Source material:
○ ○ ○ ○ ○ ○ ○

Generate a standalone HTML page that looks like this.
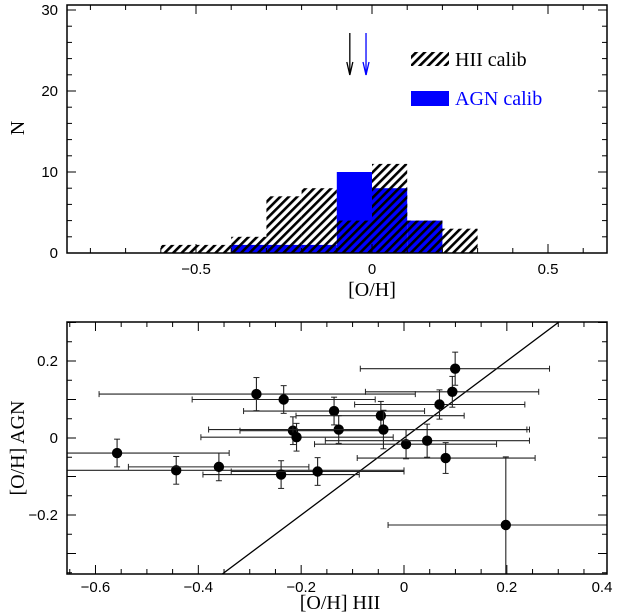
<!DOCTYPE html>
<html><head><meta charset="utf-8"><style>
html,body{margin:0;padding:0;background:#fff;width:619px;height:615px;overflow:hidden;}
svg{display:block;font-family:"Liberation Sans",sans-serif;}
.lab{font-family:"Liberation Serif",serif;font-size:20px;}
</style></head><body>
<svg id="chart" width="619" height="615" viewBox="0 0 619 615">
<defs>
<pattern id="hatch" patternUnits="userSpaceOnUse" width="6" height="6" patternTransform="rotate(45)">
<rect x="0" y="0" width="2.6" height="6" fill="#000"/>
</pattern>
<clipPath id="clipB"><rect x="67" y="322" width="540" height="252"/></clipPath>
</defs>
<g id="top"></g>
<g id="bot"></g>
</svg>
<script>
// Histogram data
const binEdges = [-0.6,-0.5,-0.4,-0.3,-0.2,-0.1,0,0.1,0.2];
const hiiCounts = [1,1,2,7,8,4,11,4,3];
const hiiLo = [-0.6,-0.5,-0.4,-0.3,-0.2,-0.1,0,0.1,0.2];
const agnLo = [-0.4,-0.3,-0.2,-0.1,0,0.1];
const agnCounts = [1,1,1,10,8,4];
const binWidth = 0.1;
const meanHII = -0.063;
const meanAGN = -0.017;
const histXTicks = [-0.5,0,0.5];
const histYTicks = [0,10,20,30];

// Scatter data
const ptX = [0.0995,0.094,-0.287,-0.234,0.069,-0.136,-0.045,-0.216,-0.127,-0.040,-0.209,0.004,0.045,0.081,-0.558,-0.443,-0.360,-0.239,-0.168,0.198];
const ptY = [0.180,0.120,0.114,0.100,0.087,0.070,0.058,0.019,0.022,0.022,0.002,-0.016,-0.007,-0.052,-0.039,-0.084,-0.075,-0.095,-0.087,-0.226];
const xLo = [-0.085,-0.075,-0.593,-0.412,-0.096,-0.312,-0.210,-0.319,-0.380,-0.216,-0.395,-0.174,-0.153,-0.091,-0.666,-0.666,-0.536,-0.391,-0.336,-0.031];
const xHi = [0.283,0.262,0.022,-0.056,0.235,0.040,0.117,-0.035,0.239,0.244,-0.021,0.180,0.244,0.255,-0.340,0.000,-0.185,-0.087,0.000,0.420];
const yErrLo = [0.043,0.040,0.043,0.036,0.038,0.036,0.037,0.036,0.036,0.050,0.036,0.038,0.043,0.040,0.036,0.036,0.036,0.036,0.036,0.140];
const yErrHi = [0.043,0.040,0.043,0.036,0.038,0.036,0.037,0.036,0.036,0.050,0.036,0.038,0.043,0.040,0.036,0.036,0.036,0.036,0.036,0.177];
const scatXTicks = [-0.6,-0.4,-0.2,0,0.2,0.4];
const scatYTicks = [-0.2,0,0.2];

const NS="http://www.w3.org/2000/svg";
function mk(parent,tag,attrs){const e=document.createElementNS(NS,tag);for(const k in attrs)e.setAttribute(k,attrs[k]);parent.appendChild(e);return e;}

// ---- top panel
const T=document.getElementById('top');
const tx=v=>372+v*352, ty=v=>253-v*8.1;
hiiLo.forEach((lo,i)=>{const r=mk(T,'rect',{x:tx(lo),y:ty(hiiCounts[i]),width:tx(lo+binWidth)-tx(lo),height:ty(0)-ty(hiiCounts[i]),fill:'url(#hatch)'});

});
agnLo.forEach((lo,i)=>{const r=mk(T,'rect',{x:tx(lo),y:ty(agnCounts[i]),width:tx(lo+binWidth)-tx(lo),height:ty(0)-ty(agnCounts[i]),fill:'#0000ff'});

});
hiiLo.forEach((lo,i)=>{const j=agnLo.findIndex(a=>Math.abs(a-lo)<1e-6);if(j<0)return;const h=Math.min(hiiCounts[i],agnCounts[j]);
const r=mk(T,'rect',{x:tx(lo),y:ty(h),width:tx(lo+binWidth)-tx(lo),height:ty(0)-ty(h),fill:'url(#hatch)'});

});
mk(T,'rect',{x:67,y:5,width:540,height:248,fill:'none',stroke:'#000','stroke-width':1.5});
for(let v=-0.8;v<=0.65;v+=0.1){const vv=Math.round(v*10)/10;const X=tx(vv);const L=Math.abs(vv*2-Math.round(vv*2))<1e-6?9:5;
mk(T,'line',{x1:X,y1:253,x2:X,y2:253-L,stroke:'#000'});mk(T,'line',{x1:X,y1:5,x2:X,y2:5+L,stroke:'#000'});}
for(let v=0;v<=30;v+=2){const Y=ty(v);const L=v%10==0?9:5;mk(T,'line',{x1:67,y1:Y,x2:67+L,y2:Y,stroke:'#000'});mk(T,'line',{x1:607,y1:Y,x2:607-L,y2:Y,stroke:'#000'});}
histXTicks.forEach(v=>{const t=mk(T,'text',{x:tx(v),y:274,'font-size':15,'text-anchor':'middle'});t.textContent=(v<0?'\u22120.5':v==0?'0':'0.5');

});
histYTicks.forEach(v=>{const t=mk(T,'text',{x:58,y:ty(v)+5,'font-size':15,'text-anchor':'end'});t.textContent=v;

});
[[meanHII,'#000'],[meanAGN,'#0000ff']].forEach(([m,c])=>{const X=tx(m);mk(T,'line',{x1:X,y1:33,x2:X,y2:75,stroke:c,'stroke-width':1.3});
mk(T,'polyline',{points:`${X-3},62 ${X},75 ${X+3},62`,fill:'none',stroke:c,'stroke-width':1.3});});
mk(T,'rect',{x:411,y:52,width:38,height:14,fill:'url(#hatch)',});
let t1=mk(T,'text',{x:455,y:66,class:'lab'});t1.textContent='HII  calib';

mk(T,'rect',{x:411,y:91,width:38,height:15,fill:'#0000ff',});
let t2=mk(T,'text',{x:455,y:105,class:'lab',fill:'#0000ff'});t2.textContent='AGN  calib';

let tl=mk(T,'text',{x:372,y:296,class:'lab','text-anchor':'middle'});tl.textContent='[O/H]';

let nl=mk(T,'text',{x:0,y:0,class:'lab','text-anchor':'middle',transform:'translate(24,128) rotate(-90)'});nl.textContent='N';


// ---- bottom panel
const B=document.getElementById('bot');
const sx=v=>404+v*514.2, sy=v=>438-v*385;
const G=mk(B,'g',{'clip-path':'url(#clipB)'});
mk(G,'line',{x1:sx(-0.7),y1:sy(-0.7),x2:sx(0.4),y2:sy(0.4),stroke:'#000','stroke-width':1.3,});
ptX.forEach((x,i)=>{const y=ptY[i];const g=mk(G,'g',{});


const X=sx(x),Y=sy(y),x1=sx(xLo[i]),x2=sx(xHi[i]),y1=sy(y+yErrHi[i]),y2=sy(y-yErrLo[i]);
mk(g,'line',{x1:x1,y1:Y,x2:x2,y2:Y,stroke:'#222','stroke-width':1.1});
mk(g,'line',{x1:x1,y1:Y-3,x2:x1,y2:Y+3,stroke:'#222'});mk(g,'line',{x1:x2,y1:Y-3,x2:x2,y2:Y+3,stroke:'#222'});
mk(g,'line',{x1:X,y1:y1,x2:X,y2:y2,stroke:'#222','stroke-width':1.1});
mk(g,'line',{x1:X-3,y1:y1,x2:X+3,y2:y1,stroke:'#222'});mk(g,'line',{x1:X-3,y1:y2,x2:X+3,y2:y2,stroke:'#222'});
mk(g,'circle',{cx:X,cy:Y,r:5.2,fill:'#000'});});
mk(B,'rect',{x:67,y:322,width:540,height:252,fill:'none',stroke:'#000','stroke-width':1.5});
for(let k=-13;k<=8;k++){const v=k*0.05;const X=sx(v);if(X<67||X>607)continue;const L=k%4==0?9:5;
mk(B,'line',{x1:X,y1:574,x2:X,y2:574-L,stroke:'#000'});mk(B,'line',{x1:X,y1:322,x2:X,y2:322+L,stroke:'#000'});}
for(let k=-7;k<=6;k++){const v=k*0.05;const Y=sy(v);if(Y<322||Y>574)continue;const L=k%2==0?9:5;
mk(B,'line',{x1:67,y1:Y,x2:67+L,y2:Y,stroke:'#000'});mk(B,'line',{x1:607,y1:Y,x2:607-L,y2:Y,stroke:'#000'});}
scatXTicks.forEach(v=>{const t=mk(B,'text',{x:Math.min(sx(v),602),y:592,'font-size':15,'text-anchor':'middle'});t.textContent=(v<0?'\u2212'+(-v).toFixed(1):v==0?'0':v.toFixed(1));

});
scatYTicks.forEach(v=>{const t=mk(B,'text',{x:58,y:sy(v)+5,'font-size':15,'text-anchor':'end'});t.textContent=(v<0?'\u2212'+(-v).toFixed(1):v==0?'0':v.toFixed(1));

});
let bx=mk(B,'text',{x:340,y:609,class:'lab','text-anchor':'middle'});bx.textContent='[O/H]  HII';

let by=mk(B,'text',{x:0,y:0,class:'lab','text-anchor':'middle',transform:'translate(24,448) rotate(-90)'});by.textContent='[O/H]  AGN';

</script>
</body></html>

○ ○ ○ ○ ○ ○ ○

Return, unchanged, the lines from the first line of the material through the line that holds "const histYTicks = [0,10,20,30];", inclusive, omitting pictures.

Generate a standalone HTML page that looks like this.
<!DOCTYPE html>
<html><head><meta charset="utf-8"><style>
html,body{margin:0;padding:0;background:#fff;width:619px;height:615px;overflow:hidden;}
svg{display:block;font-family:"Liberation Sans",sans-serif;}
.lab{font-family:"Liberation Serif",serif;font-size:20px;}
</style></head><body>
<svg id="chart" width="619" height="615" viewBox="0 0 619 615">
<defs>
<pattern id="hatch" patternUnits="userSpaceOnUse" width="6" height="6" patternTransform="rotate(45)">
<rect x="0" y="0" width="2.6" height="6" fill="#000"/>
</pattern>
<clipPath id="clipB"><rect x="67" y="322" width="540" height="252"/></clipPath>
</defs>
<g id="top"></g>
<g id="bot"></g>
</svg>
<script>
// Histogram data
const binEdges = [-0.6,-0.5,-0.4,-0.3,-0.2,-0.1,0,0.1,0.2];
const hiiCounts = [1,1,2,7,8,4,11,4,3];
const hiiLo = [-0.6,-0.5,-0.4,-0.3,-0.2,-0.1,0,0.1,0.2];
const agnLo = [-0.4,-0.3,-0.2,-0.1,0,0.1];
const agnCounts = [1,1,1,10,8,4];
const binWidth = 0.1;
const meanHII = -0.063;
const meanAGN = -0.017;
const histXTicks = [-0.5,0,0.5];
const histYTicks = [0,10,20,30];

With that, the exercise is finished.